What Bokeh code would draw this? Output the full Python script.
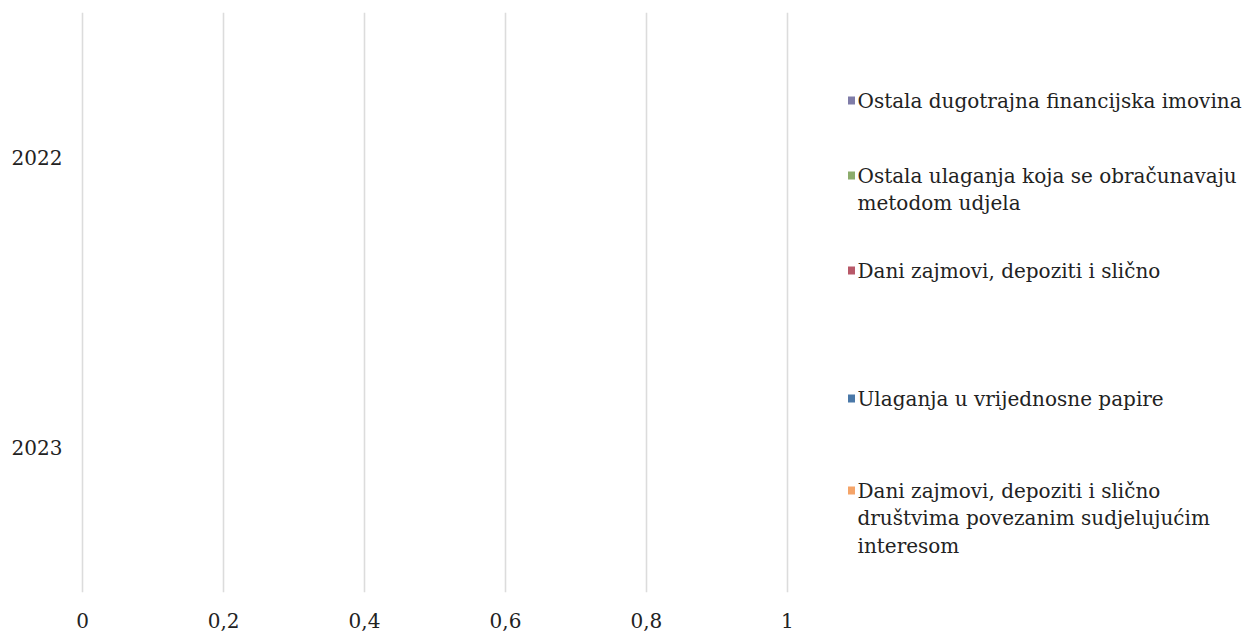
from bokeh.plotting import figure
from bokeh.layouts import row
from bokeh.models import Range1d, FactorRange, FixedTicker, CustomJSTickFormatter, ColumnDataSource
from bokeh.core.properties import value
from bokeh.embed import file_html
from bokeh.resources import INLINE

# ---- data ----
years = ["2022", "2023"]
series_names = [
    "Dani zajmovi, depoziti i slično\ndruštvima povezanim sudjelujućim\ninteresom",
    "Ulaganja u vrijednosne papire",
    "Dani zajmovi, depoziti i slično",
    "Ostala ulaganja koja se obračunavaju\nmetodom udjela",
    "Ostala dugotrajna financijska imovina",
]
dani_zajmovi_povezanim = [0, 0]
ulaganja_vrijednosne = [0, 0]
dani_zajmovi = [0, 0]
ostala_ulaganja = [0, 0]
ostala_dugotrajna = [0, 0]
series_values = [dani_zajmovi_povezanim, ulaganja_vrijednosne, dani_zajmovi,
                 ostala_ulaganja, ostala_dugotrajna]
series_colors = ["#f5a468", "#4a78a8", "#b85868", "#8cac6c", "#7f7ca8"]
x_ticks = [0, 0.2, 0.4, 0.6, 0.8, 1.0]

FONT = "DejaVu Serif"
FS = "20px"
TXT = "#222222"

H = 634
TOP, BOTTOM = 12, 592

# ---- main chart ----
keys = ["s%d" % i for i in range(len(series_values))]
data = {"year": years}
for k, v in zip(keys, series_values):
    data[k] = v
src = ColumnDataSource(data)

p = figure(width=828, height=H, output_backend="svg", toolbar_location=None,
           x_range=Range1d(-0.003, 1.003), y_range=FactorRange(*list(reversed(years))),
           min_border_left=80, min_border_right=39, min_border_top=TOP, min_border_bottom=H - BOTTOM)
p.hbar_stack(keys, y="year", height=0.5, color=series_colors, source=src, line_color=None)

p.outline_line_color = None
p.background_fill_color = "white"
p.border_fill_color = "white"
p.ygrid.grid_line_color = None
p.xgrid.grid_line_color = "#dcdcdc"
p.xgrid.grid_line_width = 1.6
p.xaxis.ticker = FixedTicker(ticks=x_ticks)
p.xaxis.formatter = CustomJSTickFormatter(code="return String(Math.round(tick*10)/10).replace('.', ',');")
for ax in (p.xaxis[0], p.yaxis[0]):
    ax.axis_line_color = None
    ax.major_tick_line_color = None
    ax.minor_tick_line_color = None
    ax.major_tick_out = 0
    ax.major_tick_in = 0
    ax.major_label_text_font = FONT
    ax.major_label_text_font_size = FS
    ax.major_label_text_color = TXT
p.xaxis.major_label_standoff = 20
p.yaxis.major_label_standoff = 18

# ---- legend panel ----
LW = 420
lg = figure(width=LW, height=H, output_backend="svg", toolbar_location=None,
            x_range=Range1d(0, LW), y_range=Range1d(BOTTOM, TOP),
            min_border=0, min_border_top=TOP, min_border_bottom=H - BOTTOM,
            x_axis_location=None, y_axis_location=None)
lg.outline_line_color = None
lg.grid.grid_line_color = None

entry_tops = [490, 398, 270, 175, 100]  # first-line centre of each entry (layout)
line_gap = 27.5
sq_y = []
txt, ln_x, ln_y = [], [], []
for name, top in zip(series_names, entry_tops):
    sq_y.append(top)
    for j, line in enumerate(name.split("\n")):
        txt.append(line)
        ln_y.append(top + j * line_gap)
        ln_x.append(29)
lg.rect(x=[23] * len(series_names), y=sq_y, width=7, height=8, color=series_colors, line_color=None)
lg.text(x=ln_x, y=ln_y, text=txt, text_font=value(FONT), text_font_size=FS,
        text_color=TXT, text_baseline="middle", text_align="left")

layout = row(p, lg)
open("out.html", "w").write(file_html(layout, INLINE))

§ EXERCISE PROMPT:
Without the pictures, return the listing above from its first line through the line that has "src = ColumnDataSource(data)".

§ COMPLETED EXERCISE:
What Bokeh code would draw this? Output the full Python script.
from bokeh.plotting import figure
from bokeh.layouts import row
from bokeh.models import Range1d, FactorRange, FixedTicker, CustomJSTickFormatter, ColumnDataSource
from bokeh.core.properties import value
from bokeh.embed import file_html
from bokeh.resources import INLINE

# ---- data ----
years = ["2022", "2023"]
series_names = [
    "Dani zajmovi, depoziti i slično\ndruštvima povezanim sudjelujućim\ninteresom",
    "Ulaganja u vrijednosne papire",
    "Dani zajmovi, depoziti i slično",
    "Ostala ulaganja koja se obračunavaju\nmetodom udjela",
    "Ostala dugotrajna financijska imovina",
]
dani_zajmovi_povezanim = [0, 0]
ulaganja_vrijednosne = [0, 0]
dani_zajmovi = [0, 0]
ostala_ulaganja = [0, 0]
ostala_dugotrajna = [0, 0]
series_values = [dani_zajmovi_povezanim, ulaganja_vrijednosne, dani_zajmovi,
                 ostala_ulaganja, ostala_dugotrajna]
series_colors = ["#f5a468", "#4a78a8", "#b85868", "#8cac6c", "#7f7ca8"]
x_ticks = [0, 0.2, 0.4, 0.6, 0.8, 1.0]

FONT = "DejaVu Serif"
FS = "20px"
TXT = "#222222"

H = 634
TOP, BOTTOM = 12, 592

# ---- main chart ----
keys = ["s%d" % i for i in range(len(series_values))]
data = {"year": years}
for k, v in zip(keys, series_values):
    data[k] = v
src = ColumnDataSource(data)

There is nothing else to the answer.